Fiscal impact (per DLS fiscal note)
- Local revenues: Based on FY 2024 allocations, Baltimore City could receive approximately:
- ~$100 million annually if it imposes a 1% municipal sales tax;
- ~$200 million annually if it imposes a 2% municipal sales tax.
- State/Comptroller administrative costs: Special fund expenditures increase by $879,044 in FY 2026 (includes $750,000 one-time computer programming to add the city tax to tax systems and two new staff for audit/distribution), with ongoing special fund costs of roughly $150K–$170K annually thereafter. These administrative costs are expected to be covered by a portion of the municipal tax revenue designated to cover Comptroller administrative expenses.
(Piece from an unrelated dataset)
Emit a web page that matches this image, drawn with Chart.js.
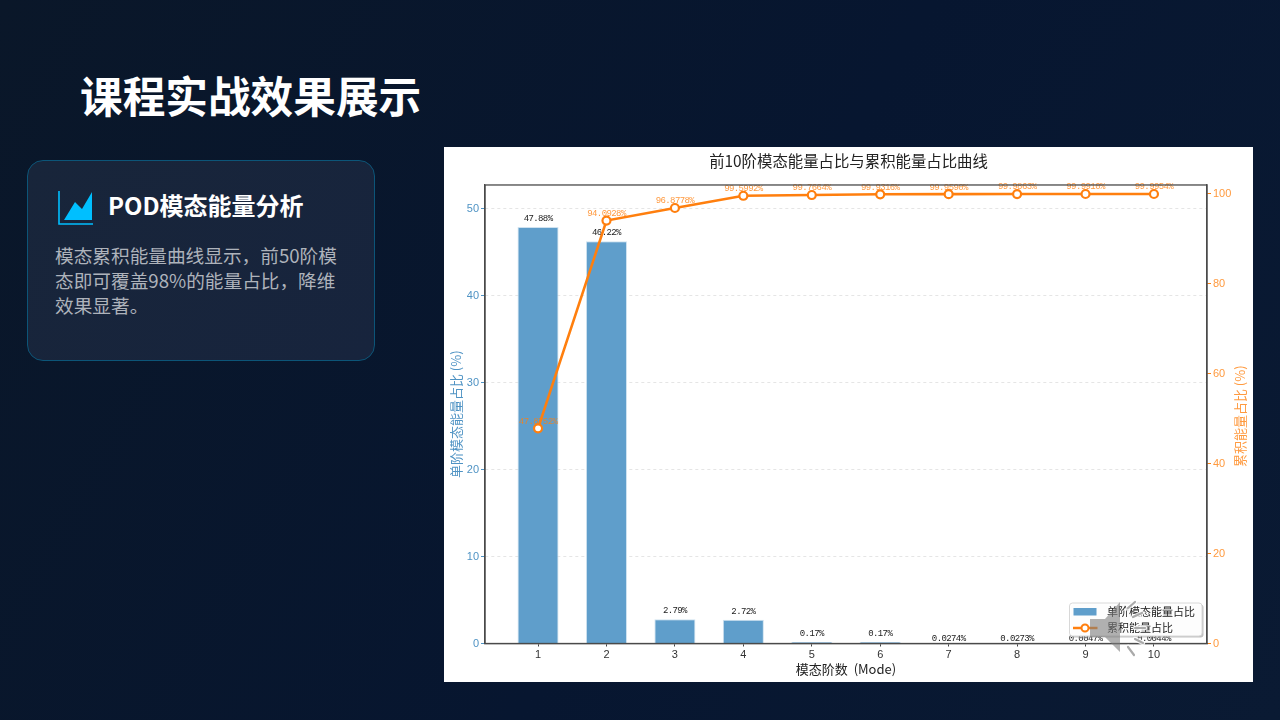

- Small businesses: the fiscal note flags a meaningful impact due to collection, reporting and compliance responsibilities.

Other considerations
- The municipal tax applies only to the categories taxable under State law (tangible personal property and taxable services); exemptions that apply under State law would generally carry over.
- Potential economic effects include increased cost to consumers, possible consumption shifts or cross-border shopping, and impacts on retailer competitiveness depending on regional tax differences.
- The bill preserves existing State distributions (including the Blueprint for Maryland’s Future percentages) while adding Baltimore City’s share to the distribution sequence.

Compiled from official sources — confirm details with the bill’s official record.